Records with drawing code:
☆ ☆ ☆
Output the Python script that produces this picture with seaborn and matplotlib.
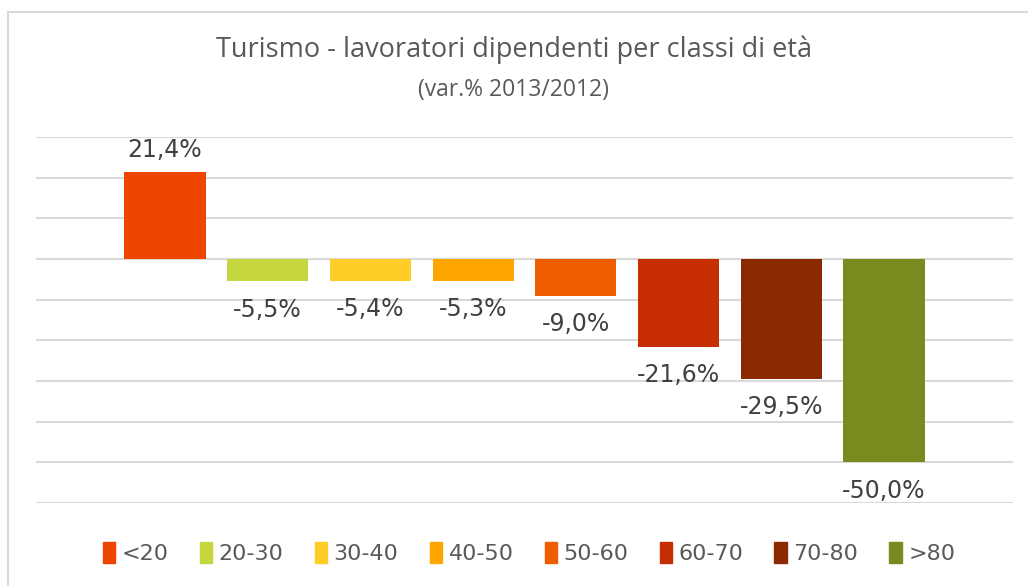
import numpy as np
import matplotlib
matplotlib.use("Agg")
import matplotlib.pyplot as plt
import matplotlib.patches as mpatches
import pandas as pd
import seaborn as sns

# data
classi = ["<20", "20-30", "30-40", "40-50", "50-60", "60-70", "70-80", ">80"]
variazioni = [21.4, -5.5, -5.4, -5.3, -9.0, -21.6, -29.5, -50.0]
colori = ["#EE4500", "#C5D63E", "#FFCD28", "#FFA500", "#EE5E00", "#C62D00", "#8B2A00", "#7B8A1E"]

df = pd.DataFrame({"classe": classi, "var": variazioni})

sns.set_style("white")
plt.rcParams["font.family"] = ["DejaVu Sans"]

fig = plt.figure(figsize=(10.28, 5.86), dpi=100)
ax = fig.add_axes([36 / 1028, 1 - 503 / 586, 977 / 1028, 366 / 586])

sns.barplot(data=df, x="classe", y="var", hue="classe", palette=colori, saturation=1,
            width=0.79, dodge=False, legend=False, linewidth=0, ax=ax)

ax.set_ylim(-60, 30)
ax.set_xlim(-1.256, 8.256)
ax.set_yticks(np.arange(-60, 31, 10))
ax.yaxis.grid(True, color="#D9D9D9", linewidth=1.5)
ax.set_axisbelow(True)
ax.set_xticks([])
ax.set_yticklabels([])
ax.tick_params(left=False, bottom=False)
ax.set_xlabel("")
ax.set_ylabel("")
for s in ax.spines.values():
    s.set_visible(False)

# data labels
for i, v in enumerate(variazioni):
    txt = f"{v:.1f}%".replace(".", ",")
    off = 5.4 if v > 0 else -7.0
    ax.text(i, v + off, txt, ha="center", va="center", fontsize=17, color="#404040")

# title
narrow = ["Liberation Sans Narrow", "Open Sans", "DejaVu Sans"]
fig.text(0.5, 1 - 50 / 586, "Turismo - lavoratori dipendenti per classi di età",
         ha="center", va="center", fontsize=19.5, family=narrow, color="#595959")
fig.text(0.5, 1 - 90 / 586, "(var.% 2013/2012)", ha="center", va="center", fontsize=16.5,
         family=narrow, color="#595959")

# legend
handles = [mpatches.Patch(color=c, label=l) for c, l in zip(colori, classi)]
fig.legend(handles=handles, loc="center", bbox_to_anchor=(529 / 1028, 1 - 553 / 586),
           ncol=8, frameon=False, handlelength=0.55, handleheight=1.1, handletextpad=0.3,
           columnspacing=1.4, prop={"family": ["DejaVu Sans"], "size": 16},
           labelcolor="#595959")

# outer chart border
fig.patches.append(mpatches.Rectangle((8 / 1028, -0.05), 1.05, 1.05 - 12 / 586,
                                      transform=fig.transFigure, fill=False,
                                      edgecolor="#D9D9D9", linewidth=1.5))

fig.savefig("out.png", dpi=100)
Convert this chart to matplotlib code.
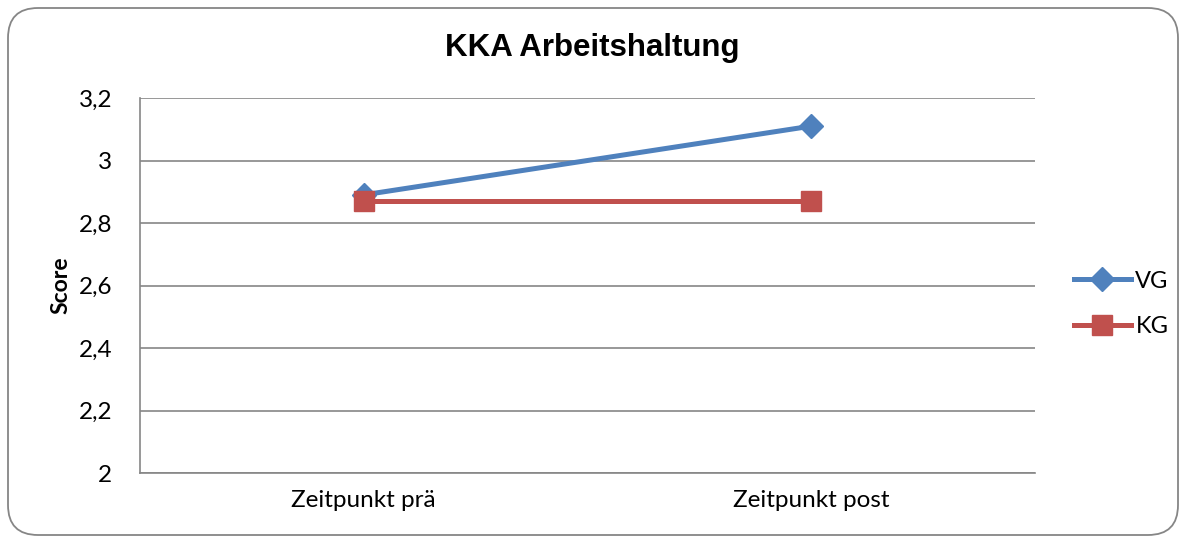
import matplotlib.pyplot as plt
from matplotlib.patches import FancyBboxPatch
from matplotlib.ticker import FuncFormatter

categories = ["Zeitpunkt prä", "Zeitpunkt post"]
vg = [2.89, 3.11]
kg = [2.87, 2.87]
yticks = [2.0, 2.2, 2.4, 2.6, 2.8, 3.0, 3.2]

plt.rcParams['font.family'] = ['Lato', 'DejaVu Sans']

fig = plt.figure(figsize=(11.84, 5.36), dpi=100)

# rounded chart border (inch coordinates)
border = FancyBboxPatch((0.08, 0.01), 11.70, 5.27,
                        boxstyle="round,pad=0,rounding_size=0.3",
                        transform=fig.dpi_scale_trans, fill=False,
                        edgecolor='#868686', linewidth=1.3)
fig.patches.append(border)

ax = fig.add_axes([140 / 1184, 1 - 473 / 536, 895 / 1184, 375 / 536])

x = [0.5, 1.5]
ax.plot(x, vg, color='#4F81BD', lw=3.6, marker='D', markersize=12, label='VG', zorder=3)
ax.plot(x, kg, color='#C0504D', lw=3.6, marker='s', markersize=14, label='KG', zorder=3)

ax.set_xlim(0, 2)
ax.set_ylim(2, 3.2)
ax.set_xticks(x)
ax.set_xticklabels(categories)
ax.set_yticks(yticks)
ax.yaxis.set_major_formatter(FuncFormatter(lambda v, p: ('%g' % round(v, 1)).replace('.', ',')))
ax.tick_params(axis='both', length=0, labelsize=17.5)
ax.tick_params(axis='y', pad=20)
ax.tick_params(axis='x', pad=12)
ax.grid(axis='y', color='#868686', lw=1.2)
for s in ['top', 'right']:
    ax.spines[s].set_visible(False)
for s in ['left', 'bottom']:
    ax.spines[s].set_color('#868686')
    ax.spines[s].set_linewidth(1.2)

ax.set_ylabel('Score', fontsize=16.5, fontweight='bold', labelpad=5)
fig.text(0.5, 1 - 48 / 536, 'KKA Arbeitshaltung', ha='center', va='center',
         fontsize=22.5, fontweight='bold', family='Liberation Sans')

fig.legend(loc='center left', bbox_to_anchor=(1074 / 1184, 1 - 304 / 536),
           frameon=False, fontsize=17, handlelength=2.4, handletextpad=0.2,
           labelspacing=1.05, borderpad=0, borderaxespad=0)

plt.savefig('out.png', dpi=100)
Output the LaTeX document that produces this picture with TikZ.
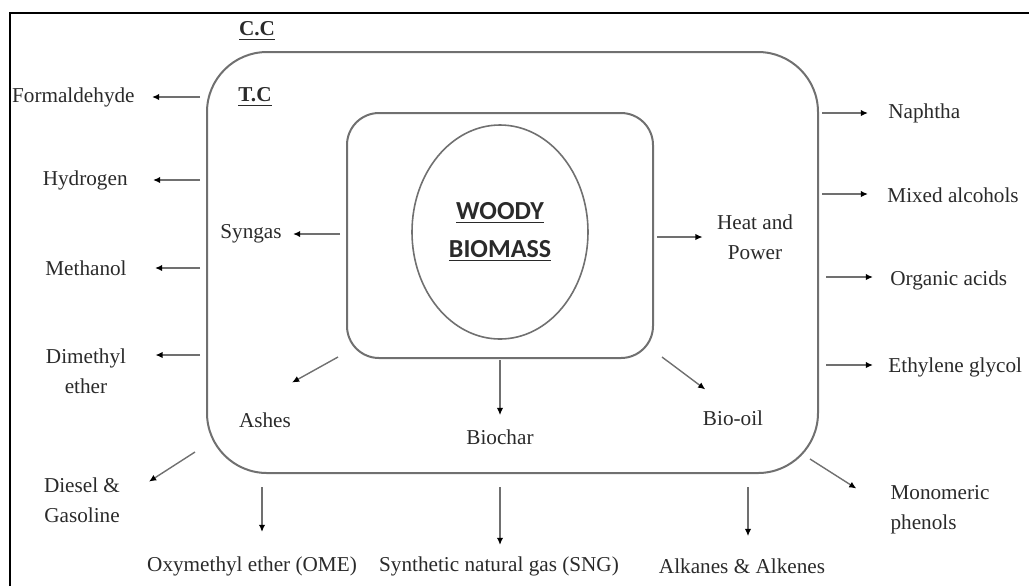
\documentclass[tikz,border=0pt]{standalone}
\usepackage{fontspec}
\setmainfont{Liberation Serif}
\newfontfamily\woodyfont{Carlito}
\usetikzlibrary{arrows.meta, shapes.geometric}
\definecolor{ln}{HTML}{707070}
\definecolor{tx}{HTML}{2A2A2A}
\tikzset{ lbl/.style = { inner sep    = 0pt
                       , text         = tx
                       , font         = \fontsize{10.6}{15}\selectfont
                       , align        = center
                       },
          hd/.style  = { lbl
                       , font         = \fontsize{10.6}{15}\selectfont\bfseries
                       },
          ar/.style  = { draw         = ln
                       , line width   = 0.7pt
                       , -{Latex[length=3.6pt, width=3.2pt, black]}
                       },
          rbox/.style = { rectangle
                        , draw        = ln
                        , line width  = 1pt
                        , rounded corners = 30pt
                        }
        }

\begin{document}
\begin{tikzpicture}[x=0.5pt, y=-0.5pt]
    \useasboundingbox (0,0) rectangle (1029,586);
    \draw[line width=1.2pt] (10,586) -- (10,13) -- (1029,13);

    % boxes
    \node[rbox, minimum width=305.5pt, minimum height=210.5pt] (tc) at (512.5,262.5) {};
    \node[rbox, rounded corners=16pt, minimum width=153pt, minimum height=122.5pt] (core) at (500,235.5) {};
    \node[ellipse, draw=ln, line width=0.8pt, inner sep=0pt
          , minimum width=88pt, minimum height=107pt
          , align=center, text=tx
          , font=\woodyfont\bfseries\fontsize{13}{19}\selectfont] (wb) at (500,232)
          {\underline{WOODY}\\\underline{BIOMASS}};

    \node[hd] (cc) at (257,31) {\underline{C.C}};
    \node[hd] (tcl) at (255,97) {\underline{T.C}};

    % inner products
    \node[lbl] (syn) at (251,234) {Syngas};
    \node[lbl] (hp)  at (755,237) {Heat and\\Power};
    \node[lbl] (ash) at (265,420) {Ashes};
    \node[lbl] (bc)  at (500,437) {Biochar};
    \node[lbl] (bo)  at (733,418) {Bio-oil};

    % outer products
    \node[lbl, anchor=east] (form)  at (135,97)  {Formaldehyde};
    \node[lbl, anchor=east] (hyd)   at (128,180) {Hydrogen};
    \node[lbl, anchor=east] (meth)  at (127,268) {Methanol};
    \node[lbl]              (dme)   at (86,371)  {Dimethyl\\ether};
    \node[lbl]              (dg)    at (82,500)  {Diesel \&\\Gasoline};
    \node[lbl]              (ome)   at (252,566) {Oxymethyl ether (OME)};
    \node[lbl]              (sng)   at (499,566) {Synthetic natural gas (SNG)};
    \node[lbl]              (alk)   at (742,566) {Alkanes \& Alkenes};
    \node[lbl, align=left]  (mono)  at (940,510) {Monomeric\\phenols};
    \node[lbl, anchor=west] (naph)  at (888,113) {Naphtha};
    \node[lbl, anchor=west] (mixed) at (887,195) {Mixed alcohols};
    \node[lbl, anchor=west] (org)   at (890,280) {Organic acids};
    \node[lbl, anchor=west] (eth)   at (888,367) {Ethylene glycol};

    \coordinate (syn0)   at (340,234);
    \coordinate (hp0)    at (657,237);
    \coordinate (ash0)   at (338,357);
    \coordinate (bc0)    at (500,360);
    \coordinate (bo0)    at (662,357);
    \coordinate (form0)  at (200,97);
    \coordinate (hyd0)   at (200,180);
    \coordinate (meth0)  at (200,268);
    \coordinate (dme0)   at (200,355);
    \coordinate (dg0)    at (195,452);
    \coordinate (ome0)   at (262,487);
    \coordinate (sng0)   at (500,487);
    \coordinate (alk0)   at (748,487);
    \coordinate (mono0)  at (810,459);
    \coordinate (naph0)  at (822,113);
    \coordinate (mixed0) at (822,194);
    \coordinate (org0)   at (826,277);
    \coordinate (eth0)   at (826,365);

    \draw[ar, shorten >=5.5pt]  (syn0) -- (syn0 -| syn.east);
    \draw[ar, shorten >=7pt]    (hp0) -- (hp0 -| hp.west);
    \draw[ar, shorten >=30.5pt] (ash0) -- (ash.north west);
    \draw[ar, shorten >=7pt]    (bc0) -- (bc.north);
    \draw[ar, shorten >=17.3pt] (bo0) -- (bo.north);

    \draw[ar, shorten >=8.5pt]  (form0) -- (form0 -| form.east);
    \draw[ar, shorten >=12.5pt] (hyd0) -- (hyd0 -| hyd.east);
    \draw[ar, shorten >=14pt]   (meth0) -- (meth0 -| meth.east);
    \draw[ar, shorten >=14.5pt] (dme0) -- (dme0 -| dme.east);
    \draw[ar, shorten >=17pt]   (dg0) -- (dg.east);
    \draw[ar, shorten >=12pt]   (ome0) -- (ome0 |- ome.north);
    \draw[ar, shorten >=5.5pt]  (sng0) -- (sng0 |- sng.north);
    \draw[ar, shorten >=11pt]   (alk0) -- (alk0 |- alk.north);
    \draw[ar, shorten >=20pt]   (mono0) -- (mono.west);
    \draw[ar, shorten >=10pt]   (naph0) -- (naph0 -| naph.west);
    \draw[ar, shorten >=9.5pt]  (mixed0) -- (mixed0 -| mixed.west);
    \draw[ar, shorten >=8.5pt]  (org0) -- (org0 -| org.west);
    \draw[ar, shorten >=7.5pt]  (eth0) -- (eth0 -| eth.west);
\end{tikzpicture}
\end{document}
☆ ☆ ☆
◆ **Your objective**:
Exactly restate the lines from the beginning of the data through the line with "s.set_visible(False)", and no others, keeping pictures out.

◆ **Written answer**:
Output the Python script that produces this picture with seaborn and matplotlib.
import numpy as np
import matplotlib
matplotlib.use("Agg")
import matplotlib.pyplot as plt
import matplotlib.patches as mpatches
import pandas as pd
import seaborn as sns

# data
classi = ["<20", "20-30", "30-40", "40-50", "50-60", "60-70", "70-80", ">80"]
variazioni = [21.4, -5.5, -5.4, -5.3, -9.0, -21.6, -29.5, -50.0]
colori = ["#EE4500", "#C5D63E", "#FFCD28", "#FFA500", "#EE5E00", "#C62D00", "#8B2A00", "#7B8A1E"]

df = pd.DataFrame({"classe": classi, "var": variazioni})

sns.set_style("white")
plt.rcParams["font.family"] = ["DejaVu Sans"]

fig = plt.figure(figsize=(10.28, 5.86), dpi=100)
ax = fig.add_axes([36 / 1028, 1 - 503 / 586, 977 / 1028, 366 / 586])

sns.barplot(data=df, x="classe", y="var", hue="classe", palette=colori, saturation=1,
            width=0.79, dodge=False, legend=False, linewidth=0, ax=ax)

ax.set_ylim(-60, 30)
ax.set_xlim(-1.256, 8.256)
ax.set_yticks(np.arange(-60, 31, 10))
ax.yaxis.grid(True, color="#D9D9D9", linewidth=1.5)
ax.set_axisbelow(True)
ax.set_xticks([])
ax.set_yticklabels([])
ax.tick_params(left=False, bottom=False)
ax.set_xlabel("")
ax.set_ylabel("")
for s in ax.spines.values():
    s.set_visible(False)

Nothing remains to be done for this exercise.